Reforça-se a isso o fato de as regras GloBE estabelecerem um tratamento particular a um tipo de incentivo fiscal quando da aferição do ETR. Esse é o caso do denominado Crédito Fiscal Reembolsável Qualificado (Qualified Refundable Tax Credits ou QRTC), que não é tratado como um redutor da carga tributária efetiva, de forma a não influir em eventual tributação complementar. Todavia, para qualificar-se como tal, esse crédito deve ser disponibilizado (i) como dinheiro ou equivalente e (ii) dentro de quatro anos após a satisfação das condições estabelecidas aos contribuintes beneficiários[2].

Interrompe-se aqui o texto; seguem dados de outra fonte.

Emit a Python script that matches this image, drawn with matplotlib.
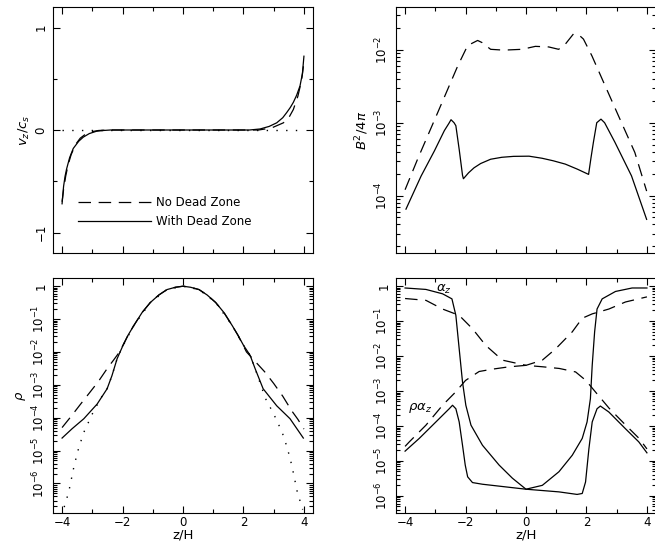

Sendo assim, a MP 1185 alinha, a priori, o tratamento concedido às subvenções para investimento ao QRTC, já que incentivo passará a ser representado por um crédito a ser usufruído após o atendimento das contrapartidas sobre as quais foi pactuada sua concessão junto aos estados e Distrito Federal (art. 7º, II, a).
Mitiga-se, dessa maneira, eventuais efeitos deletérios às multinacionais estabelecidas no Brasil, as quais, nos termos do regime vigente, podem passar a sofrer imposição de um tributo complementar em outra jurisdição que adote as regras GloBE, ao passo em que é resguardado tratamento fiscal mais vantajoso às empresas para expansão de suas atividades no Brasil.
Em certa medida, portanto, esse novo regime conferido pela MP 1185 converge para um cenário de maior segurança jurídica às multinacionais em um período no qual o cenário tributário internacional passa por intensas e complexas mudanças, além de ser um passo importante para a manutenção da competitividade fiscal brasileira no cenário global.
[1] BRASIL. Projeto de Medida Provisória 1.185, de 30 de agosto de 2023. Acesso em: https://legis.senado.leg.br/sdleg-getter/documento?dm=9445100&ts=1702655139828&disposition=inline
[2] OECD (2021), Tax Challenges Arising from the Digitalisation of the Economy – Global Anti-Base Erosion Model Rules (Pillar Two): Inclusive Framework on BEPS, OECD Publishing, Paris, p. 66.